Contudo, um pouco por todo o Ribatejo, de Vila Franca a
Alcochete, da Chamusca ao Porto Alto, as esperas de toiros continuam vivas e
são, como há mais de cem anos, um ponto de encontro e de são convívio entre
gente de todos os estratos socioprofissionais.

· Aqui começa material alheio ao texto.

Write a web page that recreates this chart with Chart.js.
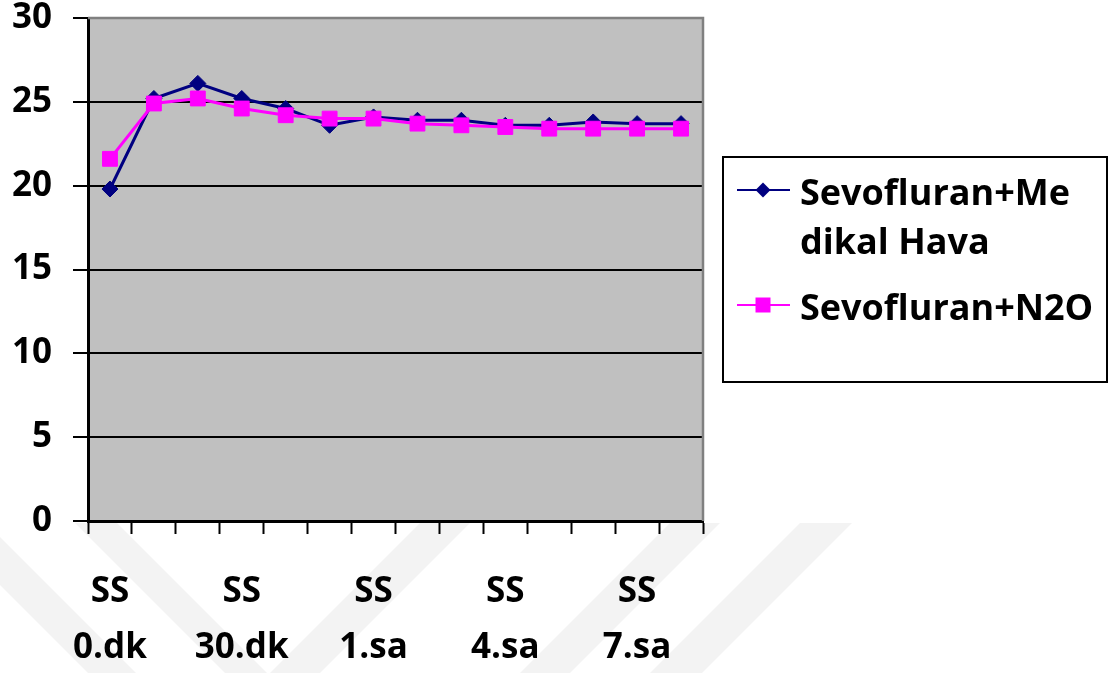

Lisboa, Castelo de São Jorge, 13 de Outubro de 2013
Paulo Pereira
Bibliografia:
“História da Tauromaquia”, Duro, José Roduvalho (Zé Jaleco”),
1907
“Touros, Arte Portuguesa”, Carmo, José Pedro, 1926
“Fado Marialva”. Moraes, António Manuel, 1926
“Revista Panorama”, Número especial, 1945
“Análise Social”, João Machado Pais, 1983 “As prostitutas na
boémia dos inícios do século XX”.
[1] Inglaterra, Rússia,
Prússia e Áustria
[2] D. João VI, só regressaria
a Portugal em 1821
[3] Foi no reinado de D. Maria
II que as touradas foram proibidas 19 de Setembro de 1836 e revogada esta
proibição a 30 de Junho de 1837
[4] Cúchares (1851) Frascuelo
(1866), por exemplo
[5] A segunda que existiu
neste local.
[6] Segundo António Manuel
Moraes em Fado Marialva,
publicado em 2007,”Quando o cortejo comandado pelo General Queirós e com
Ezequiel Carvalho ou Ezequiel da Póvoa à cabeça, chegava ao Largo de Santa
Bárbara, a Guarda Municipal a cavalo mandava parar e a multidão obedecia com
muito esforço devido ao entusiasmo frenético que se apoderava dos aficionados”.
[7] De acordo com Antonio
Manuel Moraes, op. Citada, “ o batedor de sege ou d etrem que a conquistasse
era obsequiado com gorjetas dos clientes, ficava famoso, com lucros para
futuros serviços de transporte”
[8] De acordo com Antonio
Manuel Moraes, op. Citada, “Realizavam-se apostas clandestinas.”